Data entries >>
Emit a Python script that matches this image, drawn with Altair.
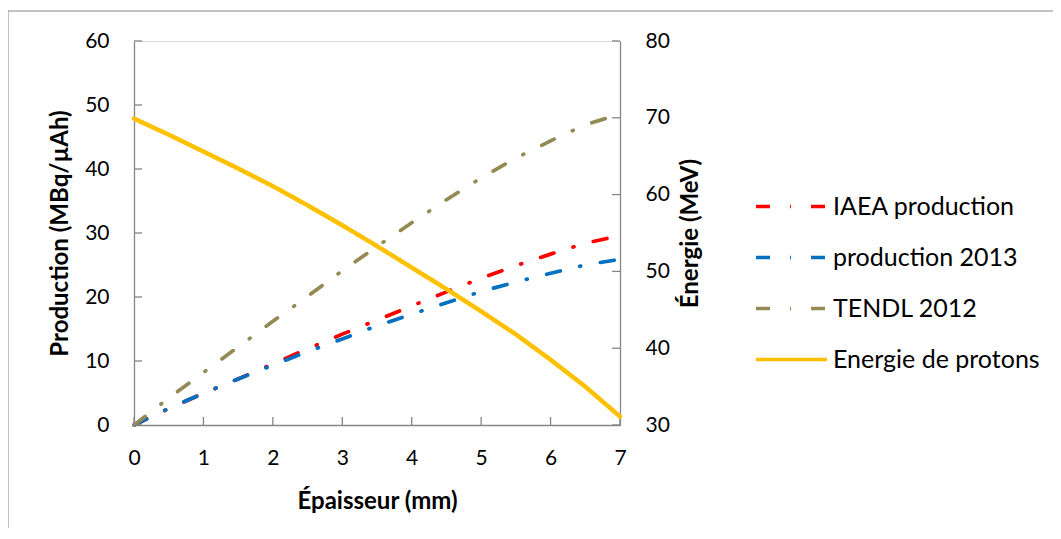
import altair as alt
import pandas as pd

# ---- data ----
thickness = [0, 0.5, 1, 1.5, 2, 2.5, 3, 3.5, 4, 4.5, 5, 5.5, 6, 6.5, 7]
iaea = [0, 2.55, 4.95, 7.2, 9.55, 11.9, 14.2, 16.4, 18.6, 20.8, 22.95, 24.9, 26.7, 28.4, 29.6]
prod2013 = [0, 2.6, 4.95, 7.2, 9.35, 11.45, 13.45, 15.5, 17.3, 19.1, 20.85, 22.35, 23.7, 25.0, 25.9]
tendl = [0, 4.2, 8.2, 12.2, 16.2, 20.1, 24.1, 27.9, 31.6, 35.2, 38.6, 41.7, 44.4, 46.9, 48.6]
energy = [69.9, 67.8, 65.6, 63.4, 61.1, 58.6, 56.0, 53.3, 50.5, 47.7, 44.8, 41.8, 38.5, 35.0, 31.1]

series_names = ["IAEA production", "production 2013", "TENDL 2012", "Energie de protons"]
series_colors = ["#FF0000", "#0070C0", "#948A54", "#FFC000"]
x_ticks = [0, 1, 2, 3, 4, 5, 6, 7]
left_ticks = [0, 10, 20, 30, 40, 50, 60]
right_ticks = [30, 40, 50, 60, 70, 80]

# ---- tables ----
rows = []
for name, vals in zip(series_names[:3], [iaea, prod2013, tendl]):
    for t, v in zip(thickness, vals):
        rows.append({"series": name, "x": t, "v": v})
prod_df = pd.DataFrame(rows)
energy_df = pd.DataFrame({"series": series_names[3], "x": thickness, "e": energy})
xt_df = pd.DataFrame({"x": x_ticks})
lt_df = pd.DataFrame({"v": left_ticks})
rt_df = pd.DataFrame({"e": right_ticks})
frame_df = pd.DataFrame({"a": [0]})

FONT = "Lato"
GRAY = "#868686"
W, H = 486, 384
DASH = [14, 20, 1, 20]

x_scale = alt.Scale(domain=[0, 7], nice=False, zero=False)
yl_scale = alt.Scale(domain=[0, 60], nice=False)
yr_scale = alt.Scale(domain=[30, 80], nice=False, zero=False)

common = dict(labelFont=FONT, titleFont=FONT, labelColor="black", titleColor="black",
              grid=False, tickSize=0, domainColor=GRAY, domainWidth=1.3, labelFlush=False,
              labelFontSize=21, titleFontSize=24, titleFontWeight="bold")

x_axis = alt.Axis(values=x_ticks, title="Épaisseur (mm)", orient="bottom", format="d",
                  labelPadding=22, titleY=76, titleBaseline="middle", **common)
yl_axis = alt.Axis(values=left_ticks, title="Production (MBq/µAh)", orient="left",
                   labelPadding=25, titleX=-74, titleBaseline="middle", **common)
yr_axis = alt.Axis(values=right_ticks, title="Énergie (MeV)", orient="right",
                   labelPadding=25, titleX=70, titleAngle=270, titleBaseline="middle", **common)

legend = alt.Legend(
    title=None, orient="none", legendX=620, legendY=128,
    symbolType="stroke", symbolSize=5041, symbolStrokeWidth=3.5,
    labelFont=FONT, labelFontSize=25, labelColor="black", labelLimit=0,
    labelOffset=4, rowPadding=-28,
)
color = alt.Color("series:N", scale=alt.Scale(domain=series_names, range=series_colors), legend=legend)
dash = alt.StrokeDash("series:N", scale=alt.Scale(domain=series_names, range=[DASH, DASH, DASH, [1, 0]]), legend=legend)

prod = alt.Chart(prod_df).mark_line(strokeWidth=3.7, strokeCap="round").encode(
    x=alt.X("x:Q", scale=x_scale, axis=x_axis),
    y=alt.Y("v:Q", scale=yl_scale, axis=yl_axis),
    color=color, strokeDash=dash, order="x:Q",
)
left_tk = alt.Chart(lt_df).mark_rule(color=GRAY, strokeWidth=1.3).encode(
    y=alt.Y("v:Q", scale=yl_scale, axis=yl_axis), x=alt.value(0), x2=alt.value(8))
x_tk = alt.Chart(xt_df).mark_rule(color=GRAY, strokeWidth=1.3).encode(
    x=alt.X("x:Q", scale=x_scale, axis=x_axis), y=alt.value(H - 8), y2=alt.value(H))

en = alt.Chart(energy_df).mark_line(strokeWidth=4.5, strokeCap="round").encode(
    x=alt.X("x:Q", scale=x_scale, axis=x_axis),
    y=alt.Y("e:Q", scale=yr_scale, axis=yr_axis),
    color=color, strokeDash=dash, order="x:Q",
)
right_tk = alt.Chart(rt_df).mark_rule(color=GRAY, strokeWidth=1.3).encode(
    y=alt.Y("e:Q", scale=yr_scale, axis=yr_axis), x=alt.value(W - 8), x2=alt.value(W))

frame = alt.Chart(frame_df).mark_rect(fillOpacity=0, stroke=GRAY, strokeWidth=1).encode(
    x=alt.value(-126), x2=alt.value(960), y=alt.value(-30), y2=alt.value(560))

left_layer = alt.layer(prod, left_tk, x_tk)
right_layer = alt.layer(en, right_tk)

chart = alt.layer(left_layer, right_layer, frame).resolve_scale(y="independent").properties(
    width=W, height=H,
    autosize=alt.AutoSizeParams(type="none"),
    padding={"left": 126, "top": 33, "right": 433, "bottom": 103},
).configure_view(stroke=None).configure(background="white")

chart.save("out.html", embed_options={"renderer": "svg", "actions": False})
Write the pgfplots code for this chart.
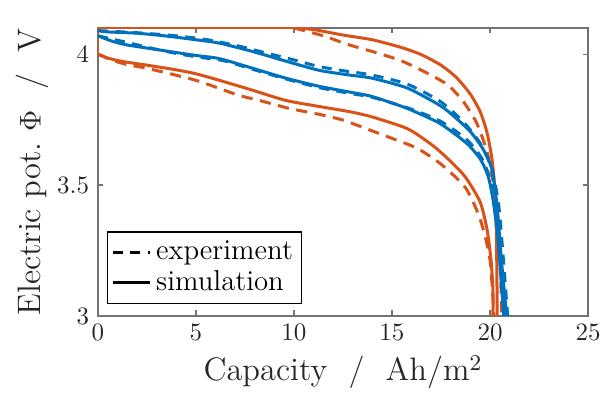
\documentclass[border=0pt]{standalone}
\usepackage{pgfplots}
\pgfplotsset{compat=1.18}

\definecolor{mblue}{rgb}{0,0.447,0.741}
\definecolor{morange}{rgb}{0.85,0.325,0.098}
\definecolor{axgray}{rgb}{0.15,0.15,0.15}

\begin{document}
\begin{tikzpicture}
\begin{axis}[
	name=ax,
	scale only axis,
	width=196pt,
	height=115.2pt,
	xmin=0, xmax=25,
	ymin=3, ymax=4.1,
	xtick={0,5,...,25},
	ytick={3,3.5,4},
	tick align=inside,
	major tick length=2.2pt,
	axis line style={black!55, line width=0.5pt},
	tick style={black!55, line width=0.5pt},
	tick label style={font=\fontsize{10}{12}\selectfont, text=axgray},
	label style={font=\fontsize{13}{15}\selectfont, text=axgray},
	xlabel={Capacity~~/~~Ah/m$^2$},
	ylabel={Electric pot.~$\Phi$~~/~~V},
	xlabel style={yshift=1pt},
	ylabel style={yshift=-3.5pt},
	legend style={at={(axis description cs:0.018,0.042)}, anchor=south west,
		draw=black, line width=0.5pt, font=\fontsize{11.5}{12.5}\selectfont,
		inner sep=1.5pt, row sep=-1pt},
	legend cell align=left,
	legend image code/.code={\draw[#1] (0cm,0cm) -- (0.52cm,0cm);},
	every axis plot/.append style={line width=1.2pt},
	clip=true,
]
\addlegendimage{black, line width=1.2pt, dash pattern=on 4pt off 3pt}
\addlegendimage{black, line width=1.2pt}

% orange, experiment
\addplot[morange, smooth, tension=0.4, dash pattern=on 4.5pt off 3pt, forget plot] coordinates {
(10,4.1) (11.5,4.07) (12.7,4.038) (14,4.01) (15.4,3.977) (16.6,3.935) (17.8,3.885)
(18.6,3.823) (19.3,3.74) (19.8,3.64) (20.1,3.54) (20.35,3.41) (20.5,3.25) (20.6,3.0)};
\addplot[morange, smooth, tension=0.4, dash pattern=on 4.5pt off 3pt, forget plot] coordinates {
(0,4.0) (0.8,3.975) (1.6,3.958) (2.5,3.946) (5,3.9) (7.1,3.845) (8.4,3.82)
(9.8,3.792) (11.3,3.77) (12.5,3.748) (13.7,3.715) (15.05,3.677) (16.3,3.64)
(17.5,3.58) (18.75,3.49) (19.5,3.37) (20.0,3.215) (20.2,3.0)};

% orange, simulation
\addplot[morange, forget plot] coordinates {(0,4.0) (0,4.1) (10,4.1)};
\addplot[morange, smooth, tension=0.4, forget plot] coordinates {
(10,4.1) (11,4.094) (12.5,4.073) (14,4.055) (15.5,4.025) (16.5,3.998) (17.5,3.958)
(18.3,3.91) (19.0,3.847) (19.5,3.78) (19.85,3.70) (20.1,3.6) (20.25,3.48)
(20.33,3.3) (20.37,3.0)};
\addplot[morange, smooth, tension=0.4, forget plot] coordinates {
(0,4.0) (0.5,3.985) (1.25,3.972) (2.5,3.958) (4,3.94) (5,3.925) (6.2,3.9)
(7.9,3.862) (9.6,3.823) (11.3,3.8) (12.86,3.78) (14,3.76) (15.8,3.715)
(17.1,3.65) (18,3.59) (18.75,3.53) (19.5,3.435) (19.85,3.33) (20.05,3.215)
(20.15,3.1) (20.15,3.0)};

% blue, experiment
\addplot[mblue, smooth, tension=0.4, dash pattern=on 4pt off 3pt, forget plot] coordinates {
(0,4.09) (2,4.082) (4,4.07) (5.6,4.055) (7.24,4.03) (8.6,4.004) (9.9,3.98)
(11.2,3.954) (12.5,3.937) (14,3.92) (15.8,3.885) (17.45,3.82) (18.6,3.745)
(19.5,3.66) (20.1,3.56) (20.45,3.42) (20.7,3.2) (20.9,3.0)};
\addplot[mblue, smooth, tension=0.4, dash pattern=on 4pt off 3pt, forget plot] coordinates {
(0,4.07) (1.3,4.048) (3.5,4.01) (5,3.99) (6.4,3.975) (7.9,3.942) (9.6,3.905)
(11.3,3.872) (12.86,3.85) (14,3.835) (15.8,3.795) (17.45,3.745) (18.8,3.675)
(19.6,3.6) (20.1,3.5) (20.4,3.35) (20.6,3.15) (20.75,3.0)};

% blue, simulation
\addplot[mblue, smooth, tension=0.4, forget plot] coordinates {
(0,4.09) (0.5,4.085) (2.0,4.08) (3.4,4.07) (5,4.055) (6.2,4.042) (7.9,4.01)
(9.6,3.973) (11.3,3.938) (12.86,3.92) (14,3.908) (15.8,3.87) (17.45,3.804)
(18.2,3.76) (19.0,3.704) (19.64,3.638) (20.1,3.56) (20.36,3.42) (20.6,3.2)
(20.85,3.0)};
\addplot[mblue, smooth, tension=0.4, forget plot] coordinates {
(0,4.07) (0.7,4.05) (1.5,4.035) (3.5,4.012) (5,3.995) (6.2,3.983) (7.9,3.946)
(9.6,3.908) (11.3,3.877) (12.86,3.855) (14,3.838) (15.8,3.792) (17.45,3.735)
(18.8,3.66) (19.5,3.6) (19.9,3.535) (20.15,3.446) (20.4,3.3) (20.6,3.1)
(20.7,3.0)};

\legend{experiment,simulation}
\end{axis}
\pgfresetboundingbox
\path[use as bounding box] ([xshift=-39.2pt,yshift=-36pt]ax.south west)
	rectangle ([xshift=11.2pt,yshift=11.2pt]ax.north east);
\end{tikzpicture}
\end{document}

Task brief >>
Repeat exactly the lines from the first line of the records above through the line containing "right_ticks = [30, 40, 50, 60, 70, 80]", both included. Leave out the pictures.

Result of the exercise >>
Emit a Python script that matches this image, drawn with Altair.
import altair as alt
import pandas as pd

# ---- data ----
thickness = [0, 0.5, 1, 1.5, 2, 2.5, 3, 3.5, 4, 4.5, 5, 5.5, 6, 6.5, 7]
iaea = [0, 2.55, 4.95, 7.2, 9.55, 11.9, 14.2, 16.4, 18.6, 20.8, 22.95, 24.9, 26.7, 28.4, 29.6]
prod2013 = [0, 2.6, 4.95, 7.2, 9.35, 11.45, 13.45, 15.5, 17.3, 19.1, 20.85, 22.35, 23.7, 25.0, 25.9]
tendl = [0, 4.2, 8.2, 12.2, 16.2, 20.1, 24.1, 27.9, 31.6, 35.2, 38.6, 41.7, 44.4, 46.9, 48.6]
energy = [69.9, 67.8, 65.6, 63.4, 61.1, 58.6, 56.0, 53.3, 50.5, 47.7, 44.8, 41.8, 38.5, 35.0, 31.1]

series_names = ["IAEA production", "production 2013", "TENDL 2012", "Energie de protons"]
series_colors = ["#FF0000", "#0070C0", "#948A54", "#FFC000"]
x_ticks = [0, 1, 2, 3, 4, 5, 6, 7]
left_ticks = [0, 10, 20, 30, 40, 50, 60]
right_ticks = [30, 40, 50, 60, 70, 80]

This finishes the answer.